As Cornelius Vanderbilt would say, "that amounts to nothing." The Nikkei fell 65% anyway during the same time period (75% peak to trough), and - best part - their 10 year bond yield has fallen to 60 bps. Their 30 year yields 1.6%.

Further, the Japanese price index has not changed in 20 years. On a long term view, Japanese CPI increases seem to have stopped right around the time that serious yen printing started.

The "increased monetary base causes increased CPI" thesis has sprung a leak, and the inflationists are out of buckets. Clearly there is a different, lurking variable. In fact, an increase in monetary base and a fall in the inflation rate both look like dependent variables of population!
March 16, 2014
The evidence is now showing in the U.S. and Japan that the price index is not a dependent variable of the quantity of money. However, both experiences are consistent with the price index and the quantity of money both being dependent variables of demographics.
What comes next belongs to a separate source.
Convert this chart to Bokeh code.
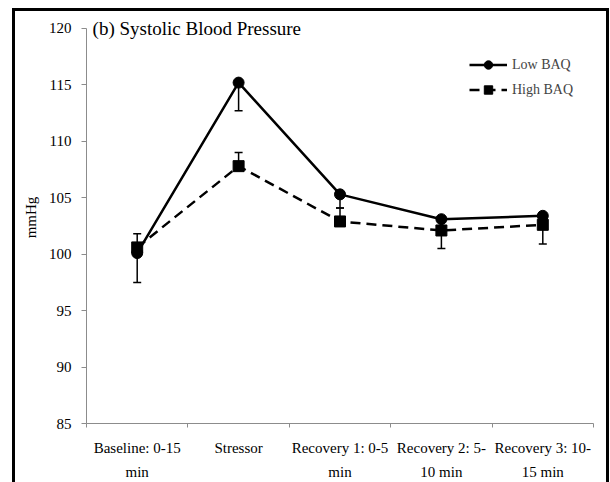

Falling working age population seems to cause desperate but fruitless schemes by central banks.
August 9, 2014
Remember first and second level thinking. First level thinking is that loose monetary policy leads to inflation so buy metals and stocks and short bonds. The second level thought is that loose monetary policy leads to some goods increasing in price, mostly the hoard-able primary inputs like energy and base metals. Much of the causation is psychological. The input price increase squeezes producers who can't raise their prices as much to compensate for rising input costs. Maybe they even go out of business or layoff workers. Overall, society is poorer thanks to the misallocation of resources. Also, fear of loose monetary policy causes investors to sell bonds and interest rates rise. Both the rising input costs and rising interest rates choke off the economy; the inflationary policy is self-limiting because of the damage it does.
October 9, 2014
Commodities do seem to be the quickest to pick up on changes as we move through this cycle:

Inflation/mania -> tightening -> deflation/crash -> printing

This is a positive feedback loop. One would expect the oscillations to become wilder as people attempt to "get in front of" the next step, and that does seem to be what has happened over the past 15 years or so.
October 29, 2014
What this tells you is that their concern about deflation is situational, conditional. Deflation that threatens the big banks that own the Fed is bad. Deflation that squeezes the proles out of their assets and makes them renters is good.

The big banks have been recapitalized and the proles are making a bit too much money flipping paper [1,2]. Maybe the Fed thinks it's time to pull the rug out from under them?

Removing the inflationary supports in conjunction with a nonsensical propaganda statement is consistent with pulling the rug out. Is it consistent with anything else?